## START

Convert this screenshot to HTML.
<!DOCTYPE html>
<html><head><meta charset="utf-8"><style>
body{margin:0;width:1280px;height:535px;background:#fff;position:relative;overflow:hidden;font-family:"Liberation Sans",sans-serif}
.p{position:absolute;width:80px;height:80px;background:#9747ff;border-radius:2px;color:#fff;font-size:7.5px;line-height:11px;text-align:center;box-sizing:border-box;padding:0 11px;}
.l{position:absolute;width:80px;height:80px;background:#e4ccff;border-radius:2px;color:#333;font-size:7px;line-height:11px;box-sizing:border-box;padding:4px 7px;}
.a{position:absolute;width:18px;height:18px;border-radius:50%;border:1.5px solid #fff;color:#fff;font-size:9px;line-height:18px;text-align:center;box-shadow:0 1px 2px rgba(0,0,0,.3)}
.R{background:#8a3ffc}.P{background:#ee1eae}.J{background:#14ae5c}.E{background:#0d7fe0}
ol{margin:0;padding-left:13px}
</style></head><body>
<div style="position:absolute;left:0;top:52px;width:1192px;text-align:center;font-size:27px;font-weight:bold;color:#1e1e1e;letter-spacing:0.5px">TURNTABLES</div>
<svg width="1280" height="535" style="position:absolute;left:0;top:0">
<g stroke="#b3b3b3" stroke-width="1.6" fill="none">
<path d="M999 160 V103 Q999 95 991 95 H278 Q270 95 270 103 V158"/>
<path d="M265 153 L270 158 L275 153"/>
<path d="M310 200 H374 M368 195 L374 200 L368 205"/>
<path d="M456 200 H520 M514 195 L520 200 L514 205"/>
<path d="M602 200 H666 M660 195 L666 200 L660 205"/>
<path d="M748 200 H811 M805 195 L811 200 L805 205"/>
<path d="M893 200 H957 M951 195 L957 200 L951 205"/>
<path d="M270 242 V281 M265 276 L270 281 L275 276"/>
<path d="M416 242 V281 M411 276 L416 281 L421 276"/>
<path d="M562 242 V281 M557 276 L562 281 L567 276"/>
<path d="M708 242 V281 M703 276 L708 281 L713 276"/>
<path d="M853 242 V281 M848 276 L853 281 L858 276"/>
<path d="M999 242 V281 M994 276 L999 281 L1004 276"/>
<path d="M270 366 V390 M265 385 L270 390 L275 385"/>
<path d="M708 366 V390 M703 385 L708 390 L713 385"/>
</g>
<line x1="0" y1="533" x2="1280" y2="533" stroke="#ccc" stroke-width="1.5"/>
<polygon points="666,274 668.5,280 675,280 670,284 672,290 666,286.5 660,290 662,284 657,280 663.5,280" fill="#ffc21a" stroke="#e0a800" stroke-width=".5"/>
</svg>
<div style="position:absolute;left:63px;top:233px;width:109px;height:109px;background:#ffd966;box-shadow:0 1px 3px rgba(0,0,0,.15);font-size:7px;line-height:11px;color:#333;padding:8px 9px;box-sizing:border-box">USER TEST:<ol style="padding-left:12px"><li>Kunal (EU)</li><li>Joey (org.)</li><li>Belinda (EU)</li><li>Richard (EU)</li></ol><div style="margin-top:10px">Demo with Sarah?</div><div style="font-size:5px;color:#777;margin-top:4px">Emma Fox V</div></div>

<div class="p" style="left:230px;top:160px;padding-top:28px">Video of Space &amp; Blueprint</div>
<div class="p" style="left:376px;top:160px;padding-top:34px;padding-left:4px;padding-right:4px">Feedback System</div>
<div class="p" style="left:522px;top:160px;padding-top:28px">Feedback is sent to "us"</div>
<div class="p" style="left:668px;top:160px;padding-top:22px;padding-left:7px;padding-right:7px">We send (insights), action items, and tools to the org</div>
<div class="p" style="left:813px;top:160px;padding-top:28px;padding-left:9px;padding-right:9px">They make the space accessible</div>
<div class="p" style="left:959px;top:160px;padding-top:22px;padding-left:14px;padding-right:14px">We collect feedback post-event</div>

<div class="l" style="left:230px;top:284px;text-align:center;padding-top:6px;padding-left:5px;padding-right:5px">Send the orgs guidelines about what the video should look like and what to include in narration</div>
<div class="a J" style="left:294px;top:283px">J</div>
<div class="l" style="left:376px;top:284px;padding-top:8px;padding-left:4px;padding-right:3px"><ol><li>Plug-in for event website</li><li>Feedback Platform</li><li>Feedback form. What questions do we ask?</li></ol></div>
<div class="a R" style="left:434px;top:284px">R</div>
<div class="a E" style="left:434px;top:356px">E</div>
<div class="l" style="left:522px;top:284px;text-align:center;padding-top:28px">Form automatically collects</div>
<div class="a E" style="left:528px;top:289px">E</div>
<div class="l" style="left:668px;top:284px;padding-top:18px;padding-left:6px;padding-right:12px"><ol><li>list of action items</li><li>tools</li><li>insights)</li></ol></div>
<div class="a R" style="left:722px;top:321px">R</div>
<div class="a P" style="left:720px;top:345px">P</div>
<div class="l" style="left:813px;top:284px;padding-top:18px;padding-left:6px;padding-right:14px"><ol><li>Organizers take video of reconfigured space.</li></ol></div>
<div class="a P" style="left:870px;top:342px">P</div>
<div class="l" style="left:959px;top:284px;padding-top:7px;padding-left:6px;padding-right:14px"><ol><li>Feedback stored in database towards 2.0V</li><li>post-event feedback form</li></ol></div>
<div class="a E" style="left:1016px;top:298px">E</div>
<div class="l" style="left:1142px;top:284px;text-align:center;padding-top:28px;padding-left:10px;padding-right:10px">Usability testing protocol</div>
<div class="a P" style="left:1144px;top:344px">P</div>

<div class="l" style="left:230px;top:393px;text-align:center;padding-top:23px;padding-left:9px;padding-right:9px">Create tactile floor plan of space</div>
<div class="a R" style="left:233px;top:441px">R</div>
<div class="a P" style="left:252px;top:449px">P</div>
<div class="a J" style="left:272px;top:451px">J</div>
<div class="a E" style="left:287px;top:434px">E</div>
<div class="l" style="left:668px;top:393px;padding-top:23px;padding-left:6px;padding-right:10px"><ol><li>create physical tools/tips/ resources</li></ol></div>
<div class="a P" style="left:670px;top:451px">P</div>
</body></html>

## END

* **WHAT YOU WILL DO**
Reproduce the material above, every line of it, exactly.

* **FULL OUTPUT**
Convert this screenshot to HTML.
<!DOCTYPE html>
<html><head><meta charset="utf-8"><style>
body{margin:0;width:1280px;height:535px;background:#fff;position:relative;overflow:hidden;font-family:"Liberation Sans",sans-serif}
.p{position:absolute;width:80px;height:80px;background:#9747ff;border-radius:2px;color:#fff;font-size:7.5px;line-height:11px;text-align:center;box-sizing:border-box;padding:0 11px;}
.l{position:absolute;width:80px;height:80px;background:#e4ccff;border-radius:2px;color:#333;font-size:7px;line-height:11px;box-sizing:border-box;padding:4px 7px;}
.a{position:absolute;width:18px;height:18px;border-radius:50%;border:1.5px solid #fff;color:#fff;font-size:9px;line-height:18px;text-align:center;box-shadow:0 1px 2px rgba(0,0,0,.3)}
.R{background:#8a3ffc}.P{background:#ee1eae}.J{background:#14ae5c}.E{background:#0d7fe0}
ol{margin:0;padding-left:13px}
</style></head><body>
<div style="position:absolute;left:0;top:52px;width:1192px;text-align:center;font-size:27px;font-weight:bold;color:#1e1e1e;letter-spacing:0.5px">TURNTABLES</div>
<svg width="1280" height="535" style="position:absolute;left:0;top:0">
<g stroke="#b3b3b3" stroke-width="1.6" fill="none">
<path d="M999 160 V103 Q999 95 991 95 H278 Q270 95 270 103 V158"/>
<path d="M265 153 L270 158 L275 153"/>
<path d="M310 200 H374 M368 195 L374 200 L368 205"/>
<path d="M456 200 H520 M514 195 L520 200 L514 205"/>
<path d="M602 200 H666 M660 195 L666 200 L660 205"/>
<path d="M748 200 H811 M805 195 L811 200 L805 205"/>
<path d="M893 200 H957 M951 195 L957 200 L951 205"/>
<path d="M270 242 V281 M265 276 L270 281 L275 276"/>
<path d="M416 242 V281 M411 276 L416 281 L421 276"/>
<path d="M562 242 V281 M557 276 L562 281 L567 276"/>
<path d="M708 242 V281 M703 276 L708 281 L713 276"/>
<path d="M853 242 V281 M848 276 L853 281 L858 276"/>
<path d="M999 242 V281 M994 276 L999 281 L1004 276"/>
<path d="M270 366 V390 M265 385 L270 390 L275 385"/>
<path d="M708 366 V390 M703 385 L708 390 L713 385"/>
</g>
<line x1="0" y1="533" x2="1280" y2="533" stroke="#ccc" stroke-width="1.5"/>
<polygon points="666,274 668.5,280 675,280 670,284 672,290 666,286.5 660,290 662,284 657,280 663.5,280" fill="#ffc21a" stroke="#e0a800" stroke-width=".5"/>
</svg>
<div style="position:absolute;left:63px;top:233px;width:109px;height:109px;background:#ffd966;box-shadow:0 1px 3px rgba(0,0,0,.15);font-size:7px;line-height:11px;color:#333;padding:8px 9px;box-sizing:border-box">USER TEST:<ol style="padding-left:12px"><li>Kunal (EU)</li><li>Joey (org.)</li><li>Belinda (EU)</li><li>Richard (EU)</li></ol><div style="margin-top:10px">Demo with Sarah?</div><div style="font-size:5px;color:#777;margin-top:4px">Emma Fox V</div></div>

<div class="p" style="left:230px;top:160px;padding-top:28px">Video of Space &amp; Blueprint</div>
<div class="p" style="left:376px;top:160px;padding-top:34px;padding-left:4px;padding-right:4px">Feedback System</div>
<div class="p" style="left:522px;top:160px;padding-top:28px">Feedback is sent to "us"</div>
<div class="p" style="left:668px;top:160px;padding-top:22px;padding-left:7px;padding-right:7px">We send (insights), action items, and tools to the org</div>
<div class="p" style="left:813px;top:160px;padding-top:28px;padding-left:9px;padding-right:9px">They make the space accessible</div>
<div class="p" style="left:959px;top:160px;padding-top:22px;padding-left:14px;padding-right:14px">We collect feedback post-event</div>

<div class="l" style="left:230px;top:284px;text-align:center;padding-top:6px;padding-left:5px;padding-right:5px">Send the orgs guidelines about what the video should look like and what to include in narration</div>
<div class="a J" style="left:294px;top:283px">J</div>
<div class="l" style="left:376px;top:284px;padding-top:8px;padding-left:4px;padding-right:3px"><ol><li>Plug-in for event website</li><li>Feedback Platform</li><li>Feedback form. What questions do we ask?</li></ol></div>
<div class="a R" style="left:434px;top:284px">R</div>
<div class="a E" style="left:434px;top:356px">E</div>
<div class="l" style="left:522px;top:284px;text-align:center;padding-top:28px">Form automatically collects</div>
<div class="a E" style="left:528px;top:289px">E</div>
<div class="l" style="left:668px;top:284px;padding-top:18px;padding-left:6px;padding-right:12px"><ol><li>list of action items</li><li>tools</li><li>insights)</li></ol></div>
<div class="a R" style="left:722px;top:321px">R</div>
<div class="a P" style="left:720px;top:345px">P</div>
<div class="l" style="left:813px;top:284px;padding-top:18px;padding-left:6px;padding-right:14px"><ol><li>Organizers take video of reconfigured space.</li></ol></div>
<div class="a P" style="left:870px;top:342px">P</div>
<div class="l" style="left:959px;top:284px;padding-top:7px;padding-left:6px;padding-right:14px"><ol><li>Feedback stored in database towards 2.0V</li><li>post-event feedback form</li></ol></div>
<div class="a E" style="left:1016px;top:298px">E</div>
<div class="l" style="left:1142px;top:284px;text-align:center;padding-top:28px;padding-left:10px;padding-right:10px">Usability testing protocol</div>
<div class="a P" style="left:1144px;top:344px">P</div>

<div class="l" style="left:230px;top:393px;text-align:center;padding-top:23px;padding-left:9px;padding-right:9px">Create tactile floor plan of space</div>
<div class="a R" style="left:233px;top:441px">R</div>
<div class="a P" style="left:252px;top:449px">P</div>
<div class="a J" style="left:272px;top:451px">J</div>
<div class="a E" style="left:287px;top:434px">E</div>
<div class="l" style="left:668px;top:393px;padding-top:23px;padding-left:6px;padding-right:10px"><ol><li>create physical tools/tips/ resources</li></ol></div>
<div class="a P" style="left:670px;top:451px">P</div>
</body></html>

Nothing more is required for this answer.